EPA says NM methane down, but some question data

Oct 23, 2018

Kevin Robinson-Avila | Albuquerque Journal | October 19, 2018

ALBUQUERQUE, N.M. — The U.S. Environmental Protection Agency says methane emissions from oil and gas operations in New Mexico’s Permian and San Juan basins dropped by 6 percent between 2016 and 2017, although environmentalists dispute the accuracy of EPA data collection.

Total emissions fell by nearly 830,000 metric tons, according to the EPA’s greenhouse gas reporting program. That lowered overall releases in both basins from a combined 13.78 metric tons in 2016 to 12.95 metric tons last year.

The Permian in southeastern New Mexico accounted for the lion’s share. Emissions there fell by 728,000 metric tons, compared with a 100,000-metric-ton decline in the San Juan Basin in northwestern New Mexico.

Industry representatives say that demonstrates producer success in reducing methane venting and leaking.

“The facts themselves demonstrate that methane emissions are plummeting even as production in New Mexico is climbing,” said New Mexico Oil and Gas Association Executive Director Ryan Flynn. “Environmental groups say heavy-handed government regulations are needed to control methane emissions, but that story is betrayed by the facts.”

Environmentalists, though, question the EPA’s data collection process.

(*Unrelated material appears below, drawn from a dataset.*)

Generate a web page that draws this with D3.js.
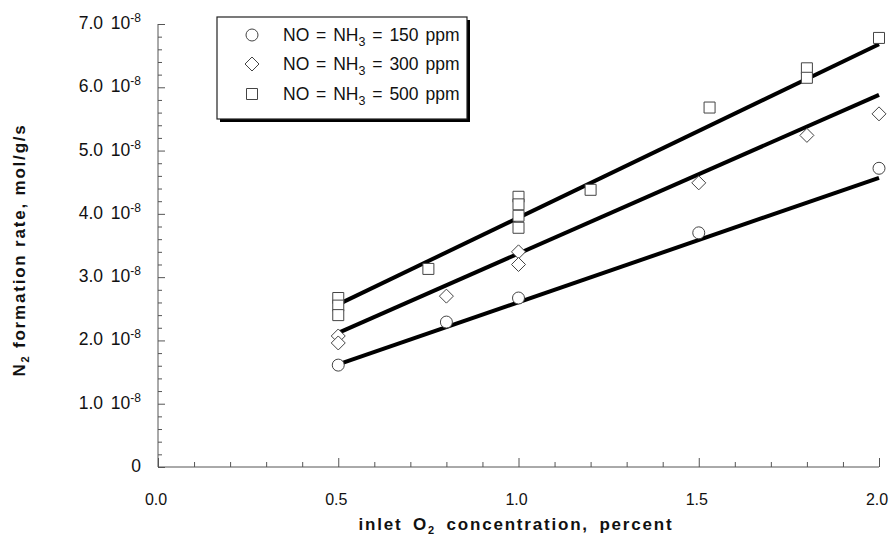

The Western Environmental Law Center, for example, says statistics compiled by the state Oil Conservation Division from monthly reports it receives from local operators shows methane emissions from venting and flaring increased by 18 percent from January-July of 2018 compared with the same period last year.

The state data came from an inspection of public records request filed this summer with the OCD, said Law Center senior policy adviser Thomas Singer.

Flynn said the EPA’s latest statistics are more accurate than in the past, when that agency focused only on natural gas extraction. In contrast, the EPA’s new data include releases from gathering and processing operations as well, providing comparable statistics over two consecutive years.

“It’s the most comprehensive data set now available,” Flynn said. “These numbers aren’t generated by industry, but by the U.S. government.”

Still, the EPA may be missing a lot of information from small operations that aren’t included in its data collection, said Jon Goldstein, regulatory and legislative affairs director for the Environmental Defense Fund.

“The EPA captures data from the biggest emitters, but it’s missing smaller ones that cumulatively add up,” Goldstein said. “EPA data is also based on modeling estimates of things like leaks that are outdated and don’t reflect what’s happening in the real world.”

A peer-reviewed report published in the Journal Science last June said real emissions may be 60 percent higher than EPA estimates.

“The data reported to EPA does show a drop,” said David McCabe, senior scientist with the Clean Air Task Force in Washington, D.C. “But we know these studies consistently underestimate methane emissions from oil and gas by large factors, so it’s not clear that the small drop in reported methane is meaningful.”

Meanwhile, a simultaneous increase in flaring, or burning, of methane in the Permian is also raising carbon dioxide emissions, offsetting the drop in methane releases. Flaring in the Permian led to a 680,000-ton increase in CO2 emissions last year, according to the Clean Air Task Force.